SCHAUFENSTER UND ANREIZE

Der Weg der Elektromobilität „aus der Nische ins Massensegment“ (VW-Chef Martin Winterkorn) ist also immer noch lang – anderthalb Jahre nach Gründung der Nationalen Plattform Elektromobilität. Das von der Bundesregierung eingesetzte, 170 Experten zählende Gremium soll die vielfältigen technischen und organisatorischen Probleme rund um die Elektroautos lösen und den Marktstart beschleunigen. Viel ist noch zu tun: Gerade einmal 1900 Elektroautos werden nach Hochrechnungen des Car-Centers der Universität Duisburg-Essen dieses Jahr in Deutschland neu zugelassen – etwa 120 davon von Privatpersonen, der Rest von Autobauern, Händlern und Unternehmen. Bis 2020 sollen nach dem Willen der Regierung eine Million reine Batteriefahrzeuge und Plug- in-Hybride in Deutschland fahren – auf dem „Leitmarkt“. Doch der „kümmert vor sich hin“, wie Car-Direktor Ferdinand Dudenhöffer meint. „Eine der Hauptursachen für das langsame Vorankommen der Elektromobilität sind die Förderprogramme der Bundesregierung“, sagt der Autoforscher.
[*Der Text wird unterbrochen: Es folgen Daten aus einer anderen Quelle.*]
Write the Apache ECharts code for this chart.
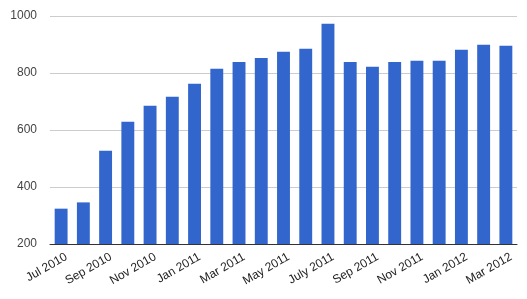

Es dauere sehr lange, bis Wettbewerbe definiert und Projekte genehmigt würden.

So wird sich wohl auch die Eröffnung der drei bis fünf „nationalen Schaufenster“ hinziehen, in denen sich auch Berlin präsentieren will. Bis zum 16. Januar müssen die interessierten Regionen ihre Bewerbungen vorlegen, eine Fachjury gibt im Februar dann ein erstes Votum ab, bis März wollen die vier beteiligten Bundesministerien eine Auswahl treffen. Dudenhöffer schätzt, dass über die entsprechenden Förderanträge erst im Herbst 2012 entschieden werden kann. „Bis das erste Elektroauto mit dem Schaufenster- Wettbewerb auf die Straße kommt, werden wir wohl ein weiteres Jahr ins Land streichen lassen“, sagt Dudenhöffer.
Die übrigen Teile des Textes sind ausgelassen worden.